Platt: I remember we went into the McMurtry house, and Jeff McMurtry, Larry’s father, instead of saying hello to Larry—Larry said, “This is Polly and Peter,” and Hazel [his mother] was all friendly and everything, and she gave us a pecan pie—Jeff McMurtry just came right over to me and was looking at Larry, and instead of saying “How do you do?” or “Nice to meet you” or the usual Texas thing, he said, “You know what?”—he was looking at Larry—“You pour kerosene on him, and I’ll light the match.”
Leachman: This is a very hard-bitten place; you felt the lives, living there. It’s so painful. I mean it’s so, what do they call it? Quiet desperation. Everybody knows everybody. I don’t know if you can really share when you have to protect your pride. I think that’s why it can be awfully lonely if you feel you can’t share, like my character. Ruth had nobody to share with, nor did she even think she had the right to feel she was suffering at all; that was her lot in life.

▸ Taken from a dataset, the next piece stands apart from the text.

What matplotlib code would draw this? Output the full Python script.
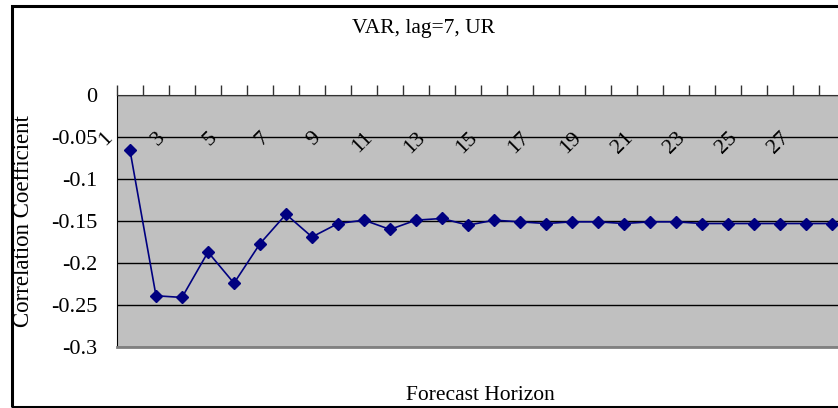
import matplotlib.pyplot as plt
from matplotlib.patches import Rectangle
from matplotlib.transforms import offset_copy

# forecast horizons and correlation values
horizon = list(range(1, 29))
corr = [-0.066, -0.239, -0.241, -0.187, -0.224, -0.177, -0.142, -0.169,
        -0.153, -0.149, -0.160, -0.149, -0.147, -0.155, -0.149, -0.151,
        -0.153, -0.151, -0.151, -0.153, -0.151, -0.151, -0.153, -0.153,
        -0.153, -0.153, -0.153, -0.153]
yticks = [0, -0.05, -0.1, -0.15, -0.2, -0.25, -0.3]
ylabels = ["0", "-0.05", "-0.1", "-0.15", "-0.2", "-0.25", "-0.3"]

plt.rcParams["font.family"] = ["Liberation Serif", "DejaVu Serif"]

fig = plt.figure(figsize=(8.38, 4.08), dpi=100)
W, H = 838, 408

# outer frame of the chart
fig.patches.append(Rectangle((12 / W, 1.5 / H), 1.2, (H - 7.5) / H,
                             transform=fig.transFigure, fill=False,
                             edgecolor="black", linewidth=2.2))

ax = fig.add_axes([117 / W, 61 / H, (W - 117) / W, 252 / H])
ax.set_facecolor("#c0c0c0")
ax.set_xlim(0.5, 28.23)
ax.set_ylim(-0.3, 0)

ax.plot(horizon, corr, color="#000080", linewidth=1.2, marker="D",
        markersize=6.5, zorder=3)

# gridlines
ax.set_yticks(yticks)
ax.set_yticklabels(ylabels, fontsize=16)
ax.tick_params(axis="y", length=0, pad=14)
ax.grid(axis="y", color="black", linewidth=1)

# category ticks on the top axis line
ax.set_xticks([h + 0.5 for h in range(0, 28)])
ax.set_xticklabels([])
ax.xaxis.set_ticks_position("top")
ax.tick_params(axis="x", direction="out", length=7, width=1, color="#333333")

ax.spines["right"].set_visible(False)
ax.spines["top"].set_color("#333333")
ax.spines["left"].set_color("black")
ax.spines["bottom"].set_color("#808080")
ax.spines["bottom"].set_linewidth(2)

# rotated category labels sitting below the zero line
trans = offset_copy(ax.transData, fig=fig, x=-13, y=-33, units="dots")
for h in horizon:
    if h % 2 == 1:
        ax.text(h, 0, str(h), transform=trans, rotation=45, ha="right",
                va="top", fontsize=16)

fig.text(423 / W, 1 - 28 / H, "VAR, lag=7, UR", ha="center", va="center",
         fontsize=15.5)
fig.text(24 / W, 1 - 221 / H, "Correlation Coefficient", rotation=90,
         ha="center", va="center", fontsize=16.5)
fig.text(480 / W, 1 - 395 / H, "Forecast Horizon", ha="center",
         va="center", fontsize=15.5)

fig.savefig("out.png", dpi=100)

Chason: Since The Last Picture Show and McMurtry’s work are so rooted in the land, so site-specific, I felt that it was very important, as did Peter Bogdanovich, that the regional accents be accurate. Peter loved to talk to Orson Welles on the phone as often as possible, and Orson advised him to get a dialect coach. I had strong reservations about anybody from Los Angeles coming to Texas and creating an authentic Texas accent. My fear was that for one thing it would be too broad and secondly that it would be Southern and not Texan. Most of the Californians or New Yorkers that I’ve met could not distinguish between a Texas regional accent and a Southern one. The only one who struggled was Timothy Bottoms. And he was the only one that I think f—ed it up. Early in the movie, when he’s making out with Charlene Duggs in the pickup truck, he’s supposed to say, “Let’s do somethin’ different.” And he refused to do that after many, many coaching sessions to tell him to say “somethin’”; he had to say “somethang.” “Let’s do somethang different.” And it’s in the movie, “somethang.” It was one of those days I couldn’t be on the set, and it snuck by me. And Peter didn’t know the difference.